§ **What to work on**
Return all lines below containing the word "chart".

§ **Supplied data**
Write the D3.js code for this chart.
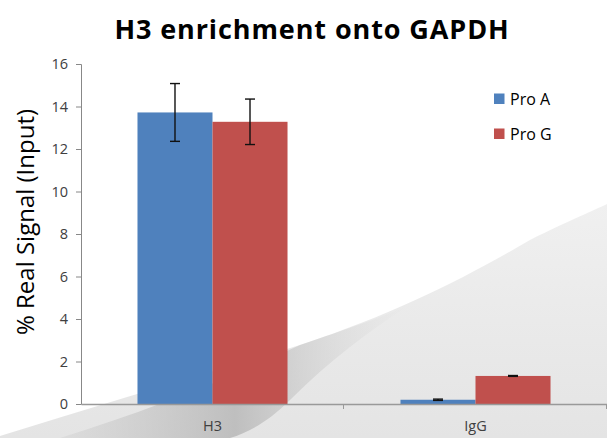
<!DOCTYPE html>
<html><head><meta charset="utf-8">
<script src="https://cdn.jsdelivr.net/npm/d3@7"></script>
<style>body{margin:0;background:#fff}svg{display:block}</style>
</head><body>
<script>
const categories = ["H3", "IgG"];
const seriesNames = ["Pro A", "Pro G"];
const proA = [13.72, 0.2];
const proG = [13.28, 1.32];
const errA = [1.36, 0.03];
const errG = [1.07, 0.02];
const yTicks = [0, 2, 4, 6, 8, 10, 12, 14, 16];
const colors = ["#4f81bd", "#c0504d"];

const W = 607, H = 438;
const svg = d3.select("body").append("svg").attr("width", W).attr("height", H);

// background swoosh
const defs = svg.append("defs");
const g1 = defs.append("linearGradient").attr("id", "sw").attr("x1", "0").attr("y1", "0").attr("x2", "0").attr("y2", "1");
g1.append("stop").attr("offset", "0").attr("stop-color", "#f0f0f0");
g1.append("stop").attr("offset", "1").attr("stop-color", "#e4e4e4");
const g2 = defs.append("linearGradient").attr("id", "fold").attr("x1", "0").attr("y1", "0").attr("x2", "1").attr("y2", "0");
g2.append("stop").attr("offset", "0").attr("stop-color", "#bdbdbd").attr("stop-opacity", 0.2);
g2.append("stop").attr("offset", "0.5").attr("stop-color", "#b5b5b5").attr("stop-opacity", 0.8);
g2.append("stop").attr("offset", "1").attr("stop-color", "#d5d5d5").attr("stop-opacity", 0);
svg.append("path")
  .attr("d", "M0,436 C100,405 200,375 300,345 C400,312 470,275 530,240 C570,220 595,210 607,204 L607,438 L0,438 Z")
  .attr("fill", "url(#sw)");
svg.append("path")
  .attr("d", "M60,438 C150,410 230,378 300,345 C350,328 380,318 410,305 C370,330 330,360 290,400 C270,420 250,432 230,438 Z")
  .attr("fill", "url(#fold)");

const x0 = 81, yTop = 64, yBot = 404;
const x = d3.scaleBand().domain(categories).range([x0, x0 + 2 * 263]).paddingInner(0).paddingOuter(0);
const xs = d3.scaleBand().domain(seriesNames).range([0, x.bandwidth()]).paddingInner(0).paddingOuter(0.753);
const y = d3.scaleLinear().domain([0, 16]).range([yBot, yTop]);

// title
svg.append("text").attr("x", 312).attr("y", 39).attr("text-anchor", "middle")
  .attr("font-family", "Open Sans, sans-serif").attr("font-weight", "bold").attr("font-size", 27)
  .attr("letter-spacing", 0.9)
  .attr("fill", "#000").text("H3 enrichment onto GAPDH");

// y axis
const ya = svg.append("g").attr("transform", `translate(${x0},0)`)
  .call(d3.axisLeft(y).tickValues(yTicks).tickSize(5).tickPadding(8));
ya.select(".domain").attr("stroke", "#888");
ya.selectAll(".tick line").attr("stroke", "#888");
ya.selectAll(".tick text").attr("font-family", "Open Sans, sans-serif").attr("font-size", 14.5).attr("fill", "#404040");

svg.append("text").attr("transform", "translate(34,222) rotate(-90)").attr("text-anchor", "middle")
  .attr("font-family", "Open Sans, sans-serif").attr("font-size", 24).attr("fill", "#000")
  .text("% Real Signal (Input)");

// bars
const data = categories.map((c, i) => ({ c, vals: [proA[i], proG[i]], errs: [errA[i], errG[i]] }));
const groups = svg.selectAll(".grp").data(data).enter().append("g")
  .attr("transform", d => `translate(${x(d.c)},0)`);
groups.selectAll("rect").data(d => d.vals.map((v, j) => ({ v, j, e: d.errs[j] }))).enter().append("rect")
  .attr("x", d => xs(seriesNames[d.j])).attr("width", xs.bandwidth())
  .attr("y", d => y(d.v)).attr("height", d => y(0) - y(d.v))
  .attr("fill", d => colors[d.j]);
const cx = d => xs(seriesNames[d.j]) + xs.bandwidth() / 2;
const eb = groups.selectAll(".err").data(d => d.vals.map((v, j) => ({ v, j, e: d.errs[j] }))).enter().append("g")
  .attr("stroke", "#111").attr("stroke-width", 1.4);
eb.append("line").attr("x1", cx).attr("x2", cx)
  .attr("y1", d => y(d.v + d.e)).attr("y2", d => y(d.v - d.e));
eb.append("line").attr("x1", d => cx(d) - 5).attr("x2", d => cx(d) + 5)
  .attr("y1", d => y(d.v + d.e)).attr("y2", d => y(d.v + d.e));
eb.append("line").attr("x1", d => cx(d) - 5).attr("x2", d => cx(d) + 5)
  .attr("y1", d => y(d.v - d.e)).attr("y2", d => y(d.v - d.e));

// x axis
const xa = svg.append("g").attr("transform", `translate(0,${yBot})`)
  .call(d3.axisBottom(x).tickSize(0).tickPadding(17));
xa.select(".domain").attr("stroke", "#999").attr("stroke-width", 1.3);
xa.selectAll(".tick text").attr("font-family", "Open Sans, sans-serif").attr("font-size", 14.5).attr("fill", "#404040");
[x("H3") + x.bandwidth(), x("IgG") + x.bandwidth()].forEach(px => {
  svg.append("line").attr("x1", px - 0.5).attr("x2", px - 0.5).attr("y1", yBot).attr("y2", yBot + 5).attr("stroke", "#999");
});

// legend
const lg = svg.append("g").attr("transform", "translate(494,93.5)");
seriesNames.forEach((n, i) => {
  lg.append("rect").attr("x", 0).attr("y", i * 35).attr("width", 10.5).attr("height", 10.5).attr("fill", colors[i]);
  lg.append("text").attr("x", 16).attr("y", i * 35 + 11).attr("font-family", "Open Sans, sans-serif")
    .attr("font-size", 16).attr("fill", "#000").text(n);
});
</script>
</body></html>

==

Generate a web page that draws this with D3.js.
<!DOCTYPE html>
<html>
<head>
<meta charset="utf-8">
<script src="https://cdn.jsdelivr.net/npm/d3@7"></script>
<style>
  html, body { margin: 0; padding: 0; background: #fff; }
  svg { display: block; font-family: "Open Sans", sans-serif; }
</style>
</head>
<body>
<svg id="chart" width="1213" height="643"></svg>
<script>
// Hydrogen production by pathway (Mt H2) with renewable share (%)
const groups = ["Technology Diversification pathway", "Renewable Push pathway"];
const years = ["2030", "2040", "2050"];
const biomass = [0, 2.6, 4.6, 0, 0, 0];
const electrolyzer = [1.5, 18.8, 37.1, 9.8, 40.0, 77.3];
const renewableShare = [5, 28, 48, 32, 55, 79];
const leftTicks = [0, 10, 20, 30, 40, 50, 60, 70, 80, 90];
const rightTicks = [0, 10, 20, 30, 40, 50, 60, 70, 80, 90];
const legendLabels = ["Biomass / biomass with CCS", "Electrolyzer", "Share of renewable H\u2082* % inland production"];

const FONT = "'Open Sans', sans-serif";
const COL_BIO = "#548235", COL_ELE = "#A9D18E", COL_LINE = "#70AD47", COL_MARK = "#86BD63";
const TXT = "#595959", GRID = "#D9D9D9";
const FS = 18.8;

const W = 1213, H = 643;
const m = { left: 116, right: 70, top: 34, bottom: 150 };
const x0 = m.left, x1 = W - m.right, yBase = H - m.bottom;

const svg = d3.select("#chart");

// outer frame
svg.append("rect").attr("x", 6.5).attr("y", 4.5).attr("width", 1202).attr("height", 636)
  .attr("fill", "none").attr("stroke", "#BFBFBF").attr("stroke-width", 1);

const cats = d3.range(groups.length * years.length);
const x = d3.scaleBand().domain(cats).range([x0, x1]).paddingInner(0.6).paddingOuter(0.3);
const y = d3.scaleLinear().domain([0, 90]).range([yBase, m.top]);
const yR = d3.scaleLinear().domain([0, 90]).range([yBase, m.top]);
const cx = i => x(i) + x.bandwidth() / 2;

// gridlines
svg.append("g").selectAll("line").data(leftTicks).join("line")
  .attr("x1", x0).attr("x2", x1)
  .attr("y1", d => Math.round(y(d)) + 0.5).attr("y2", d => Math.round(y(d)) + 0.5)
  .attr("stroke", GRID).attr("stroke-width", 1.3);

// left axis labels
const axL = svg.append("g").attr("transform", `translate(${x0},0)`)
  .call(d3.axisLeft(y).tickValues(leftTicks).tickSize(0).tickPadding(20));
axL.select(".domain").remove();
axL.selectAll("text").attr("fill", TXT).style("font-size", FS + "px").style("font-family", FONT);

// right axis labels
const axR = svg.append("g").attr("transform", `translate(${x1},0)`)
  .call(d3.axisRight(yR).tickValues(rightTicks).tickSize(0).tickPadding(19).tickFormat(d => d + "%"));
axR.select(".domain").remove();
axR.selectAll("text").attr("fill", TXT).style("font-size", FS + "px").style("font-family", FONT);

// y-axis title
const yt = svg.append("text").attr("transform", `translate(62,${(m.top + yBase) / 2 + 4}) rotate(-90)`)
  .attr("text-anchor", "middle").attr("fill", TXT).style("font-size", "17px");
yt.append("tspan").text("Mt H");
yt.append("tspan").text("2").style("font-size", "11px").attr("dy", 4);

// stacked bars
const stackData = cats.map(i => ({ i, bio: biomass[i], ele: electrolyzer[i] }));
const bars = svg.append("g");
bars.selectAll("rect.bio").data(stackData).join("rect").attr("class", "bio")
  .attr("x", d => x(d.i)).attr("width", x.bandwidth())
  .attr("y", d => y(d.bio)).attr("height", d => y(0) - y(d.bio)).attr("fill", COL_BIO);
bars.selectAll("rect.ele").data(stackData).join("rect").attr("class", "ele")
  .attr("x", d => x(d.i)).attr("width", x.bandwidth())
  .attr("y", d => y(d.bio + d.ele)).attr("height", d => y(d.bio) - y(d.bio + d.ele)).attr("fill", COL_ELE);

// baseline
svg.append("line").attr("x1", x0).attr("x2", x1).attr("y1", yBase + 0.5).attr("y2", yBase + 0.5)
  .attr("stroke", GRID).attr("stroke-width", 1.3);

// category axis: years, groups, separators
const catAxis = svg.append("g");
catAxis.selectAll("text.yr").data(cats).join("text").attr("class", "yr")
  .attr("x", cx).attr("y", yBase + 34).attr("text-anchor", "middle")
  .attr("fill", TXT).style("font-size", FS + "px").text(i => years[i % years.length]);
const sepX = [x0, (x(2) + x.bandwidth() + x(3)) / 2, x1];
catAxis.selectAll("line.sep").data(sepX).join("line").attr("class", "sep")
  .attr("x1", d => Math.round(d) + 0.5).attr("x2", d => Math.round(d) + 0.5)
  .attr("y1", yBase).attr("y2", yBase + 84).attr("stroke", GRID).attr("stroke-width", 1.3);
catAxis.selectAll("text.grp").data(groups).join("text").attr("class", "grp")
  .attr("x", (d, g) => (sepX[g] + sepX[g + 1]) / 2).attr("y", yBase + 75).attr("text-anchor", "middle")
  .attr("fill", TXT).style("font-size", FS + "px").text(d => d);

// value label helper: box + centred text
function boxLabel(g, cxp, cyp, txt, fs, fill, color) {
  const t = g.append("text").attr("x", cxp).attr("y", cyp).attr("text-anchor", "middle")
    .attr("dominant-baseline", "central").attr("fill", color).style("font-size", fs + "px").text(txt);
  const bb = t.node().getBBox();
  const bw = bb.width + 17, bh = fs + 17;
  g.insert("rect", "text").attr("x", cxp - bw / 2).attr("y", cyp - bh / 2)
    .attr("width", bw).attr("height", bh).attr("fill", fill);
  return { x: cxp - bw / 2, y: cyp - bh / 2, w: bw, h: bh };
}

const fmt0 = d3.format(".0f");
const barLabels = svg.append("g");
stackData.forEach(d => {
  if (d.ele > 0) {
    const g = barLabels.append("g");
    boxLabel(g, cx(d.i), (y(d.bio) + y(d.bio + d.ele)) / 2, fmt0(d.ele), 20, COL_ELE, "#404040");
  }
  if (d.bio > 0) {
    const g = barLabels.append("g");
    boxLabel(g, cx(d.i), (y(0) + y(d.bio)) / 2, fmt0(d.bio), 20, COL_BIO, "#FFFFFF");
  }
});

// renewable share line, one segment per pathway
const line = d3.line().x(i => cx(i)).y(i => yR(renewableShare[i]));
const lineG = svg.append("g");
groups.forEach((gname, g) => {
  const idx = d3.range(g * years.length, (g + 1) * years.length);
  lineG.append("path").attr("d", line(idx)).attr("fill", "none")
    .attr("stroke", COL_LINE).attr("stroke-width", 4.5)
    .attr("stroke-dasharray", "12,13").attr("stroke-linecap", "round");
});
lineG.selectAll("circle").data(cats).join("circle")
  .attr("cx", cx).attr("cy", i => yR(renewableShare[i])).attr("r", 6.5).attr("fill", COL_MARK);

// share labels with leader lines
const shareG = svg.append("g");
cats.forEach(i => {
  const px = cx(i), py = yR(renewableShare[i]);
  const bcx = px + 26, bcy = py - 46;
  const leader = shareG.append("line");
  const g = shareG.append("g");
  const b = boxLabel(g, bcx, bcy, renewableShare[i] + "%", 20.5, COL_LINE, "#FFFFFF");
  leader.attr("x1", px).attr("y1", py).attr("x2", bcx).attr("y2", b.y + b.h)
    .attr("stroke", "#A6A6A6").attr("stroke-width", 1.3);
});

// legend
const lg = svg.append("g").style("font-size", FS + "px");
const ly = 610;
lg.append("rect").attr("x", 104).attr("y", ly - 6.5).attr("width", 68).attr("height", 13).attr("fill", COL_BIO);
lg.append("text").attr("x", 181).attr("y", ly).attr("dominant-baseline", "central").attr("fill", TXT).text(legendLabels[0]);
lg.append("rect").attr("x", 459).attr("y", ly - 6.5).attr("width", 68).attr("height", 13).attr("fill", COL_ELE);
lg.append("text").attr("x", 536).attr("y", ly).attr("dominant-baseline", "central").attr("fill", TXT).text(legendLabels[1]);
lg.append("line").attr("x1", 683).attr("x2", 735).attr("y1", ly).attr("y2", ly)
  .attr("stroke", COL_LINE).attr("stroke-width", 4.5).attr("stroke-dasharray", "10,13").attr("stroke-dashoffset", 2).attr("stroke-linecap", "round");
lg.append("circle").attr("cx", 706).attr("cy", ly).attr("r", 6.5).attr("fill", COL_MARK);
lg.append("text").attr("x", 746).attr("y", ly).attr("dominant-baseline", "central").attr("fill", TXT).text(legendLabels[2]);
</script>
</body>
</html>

§ **Reply to the task**
Write the D3.js code for this chart.
<svg id="chart" width="1213" height="643"></svg>
const svg = d3.select("#chart");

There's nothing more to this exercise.